MATTHEW HURWITZ <matthew_hurwitz@uml.edu> teaches British and Anglophone literature and First Year Writing at UMass Lowell. He is currently working on manuscripts about the representation of Japan in Angela Carter’s 1970s writing and about the impact of technological and touristic innovations on how cruise ships are depicted in postwar Anglophone Caribbean literature.

JO ANN MORAN CRUZ <moranj@georgetown.edu> has published the articles “E. M. Forster’s A Passage to India: What Really Happened in the Caves,” “Dante, Purgatorio II and the Jubilee of Boniface VIII,” and “Popular Attitudes towards Islam in Medieval Europe,” among others. She has published The Growth of English Schooling 1340-1548, coauthored Medieval Worlds, and is completing a book entitled A Question of Obedience: The Marital Tribulations of an Elizabethan Family. She teaches at Georgetown University. [End Page 571]
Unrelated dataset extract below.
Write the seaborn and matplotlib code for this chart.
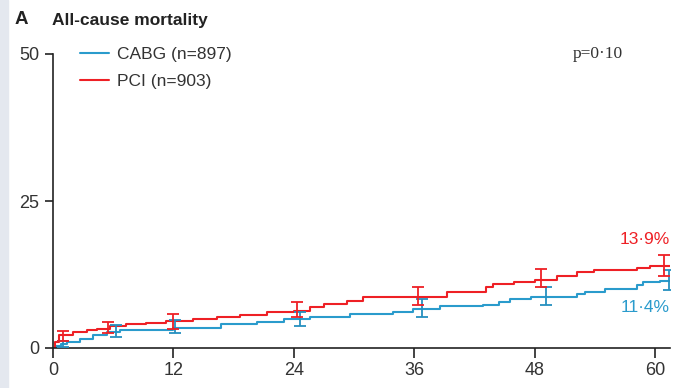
import pandas as pd
import matplotlib.pyplot as plt
import seaborn as sns
from matplotlib.patches import Rectangle

# Kaplan-Meier style cumulative all-cause mortality (%)
cabg_months = [0, 0.3, 0.8, 1.4, 2.7, 4.0, 5.4, 6.7, 12.0, 16.7, 20.3, 23.0, 25.6, 29.6,
               33.9, 35.9, 38.6, 42.9, 44.5, 45.6, 47.6, 52.2, 53.0, 55.0, 58.2, 58.8, 60.5, 61.5]
cabg_risk = [0, 0.4, 0.7, 1.1, 1.6, 2.2, 2.7, 3.1, 3.4, 4.1, 4.5, 5.0, 5.3, 5.7,
             6.2, 6.7, 7.1, 7.3, 7.9, 8.4, 8.7, 9.2, 9.6, 10.1, 10.7, 11.2, 11.4, 11.4]

pci_months = [0, 0.2, 0.6, 2.0, 3.4, 4.4, 5.7, 7.3, 9.3, 11.3, 14.0, 16.3, 18.6, 21.3, 24.0,
              25.6, 27.0, 29.3, 30.9, 39.3, 43.2, 43.9, 46.0, 48.0, 50.2, 52.2, 53.9, 58.2, 59.5, 61.5]
pci_risk = [0, 1.0, 2.2, 2.7, 3.1, 3.3, 3.7, 4.1, 4.3, 4.6, 4.9, 5.3, 5.6, 6.1, 6.3,
            6.9, 7.5, 8.0, 8.7, 9.5, 10.3, 10.8, 11.2, 11.5, 12.2, 12.9, 13.2, 13.6, 13.9, 13.9]

# 95% CI bars
pci_bar_x = [1.0, 5.5, 12.0, 24.3, 36.4, 48.6, 60.9]
pci_low = [1.2, 2.5, 3.3, 5.2, 7.3, 10.3, 12.2]
pci_high = [2.9, 4.5, 5.8, 7.8, 10.3, 13.4, 15.8]
cabg_bar_x = [1.0, 6.3, 12.2, 24.6, 36.8, 49.1, 61.4]
cabg_low = [0.2, 1.8, 2.5, 3.7, 5.3, 7.3, 9.9]
cabg_high = [1.2, 3.9, 4.8, 6.2, 8.3, 10.3, 13.3]

labels = ["CABG (n=897)", "PCI (n=903)"]
x_ticks = [0, 12, 24, 36, 48, 60]
y_ticks = [0, 25, 50]

BLUE = "#2a9bcc"
RED = "#ee2025"
W, H = 692, 388

sns.set_style("ticks")
plt.rcParams['font.family'] = ['Liberation Sans', 'DejaVu Sans']

df = pd.concat([
    pd.DataFrame({"month": cabg_months, "risk": cabg_risk, "group": labels[0]}),
    pd.DataFrame({"month": pci_months, "risk": pci_risk, "group": labels[1]}),
])

fig = plt.figure(figsize=(W / 100, H / 100), dpi=100)
fig.patches.append(Rectangle((0, 0), 8 / W, 1, transform=fig.transFigure,
                             color="#e4e8ef", zorder=0))
ax = fig.add_axes([53 / W, (H - 348) / H, 617 / W, 294 / H])

sns.lineplot(data=df, x="month", y="risk", hue="group", estimator=None,
             palette={labels[0]: BLUE, labels[1]: RED}, drawstyle="steps-post",
             linewidth=1.5, ax=ax)

for bx, lo, hi, c in [(cabg_bar_x, cabg_low, cabg_high, "#2590bf"),
                      (pci_bar_x, pci_low, pci_high, RED)]:
    mid = [(a + b) / 2 for a, b in zip(lo, hi)]
    err = [[m - a for m, a in zip(mid, lo)], [b - m for m, b in zip(mid, hi)]]
    ax.errorbar(bx, mid, yerr=err, fmt="none", ecolor=c, elinewidth=1.3,
                capsize=4.5, capthick=1.3, zorder=3)

ax.set_xlim(0, 61.5)
ax.set_ylim(0, 50)
ax.set_xticks(x_ticks)
ax.set_yticks(y_ticks)
ax.set_xlabel("")
ax.set_ylabel("")
for s in ["top", "right"]:
    ax.spines[s].set_visible(False)
for s in ["left", "bottom"]:
    ax.spines[s].set_linewidth(1.2)
    ax.spines[s].set_color("#222222")
ax.tick_params(axis="x", length=7, width=1.2, pad=3, labelsize=13, colors="#222222",
               labelcolor="#333333")
ax.tick_params(axis="y", length=6, width=1.2, pad=4, labelsize=13, colors="#222222",
               labelcolor="#333333")

ax.legend(loc="upper left", bbox_to_anchor=(71 / W, 1 - 38 / H),
          bbox_transform=fig.transFigure, frameon=False, fontsize=12.5,
          handlelength=1.7, handletextpad=0.45, labelspacing=0.68, borderpad=0,
          labelcolor="#333333")


def ftext(x, y, s, **kw):
    fig.text(x / W, 1 - y / H, s, va="center", **kw)


ftext(15, 20, "A", fontsize=13.5, fontweight="bold", color="#222222")
ftext(52, 20, "All-cause mortality", fontsize=12.5, fontweight="bold", color="#222222")
ftext(573, 54, "p=0·10", fontsize=12.5, color="#333333",
      family=["Liberation Serif", "DejaVu Serif"])
ftext(645, 239, "13·9%", fontsize=12.5, color=RED, ha="center")
ftext(645, 308, "11·4%", fontsize=12.5, color=BLUE, ha="center")

fig.savefig("out.png", dpi=100)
LARA SAVU WALKER <laura_savu@yahoo.com> is the author of Postmortem Postmodernists: The Afterlife of the Author in Recent Narrative (2009), as well as several articles and reviews and is currently editing a collection of essays on The Good Life and the Greater Good in a Global Context. Between 2008 and 2010 she was an assistant professor in the Modern Languages Department at the University of Bucharest, Romania, where she taught ESL and American literature courses. She now teaches as an adjunct at the University of South Carolina, Columbia.

ROBERT YEATES <ray201@exeter.ac.uk> is a PhD student in English at the University of Exeter. His article “Bioshock and the Uncanny: The City of Rapture as Haunted House” recently appeared in the journal Foundation. His dissertation looks at portrayals of cities in postapocalyptic literature, film, and other media, tracing the urban anxieties they reflect from the early nineteenth century to the present day. [End Page 572]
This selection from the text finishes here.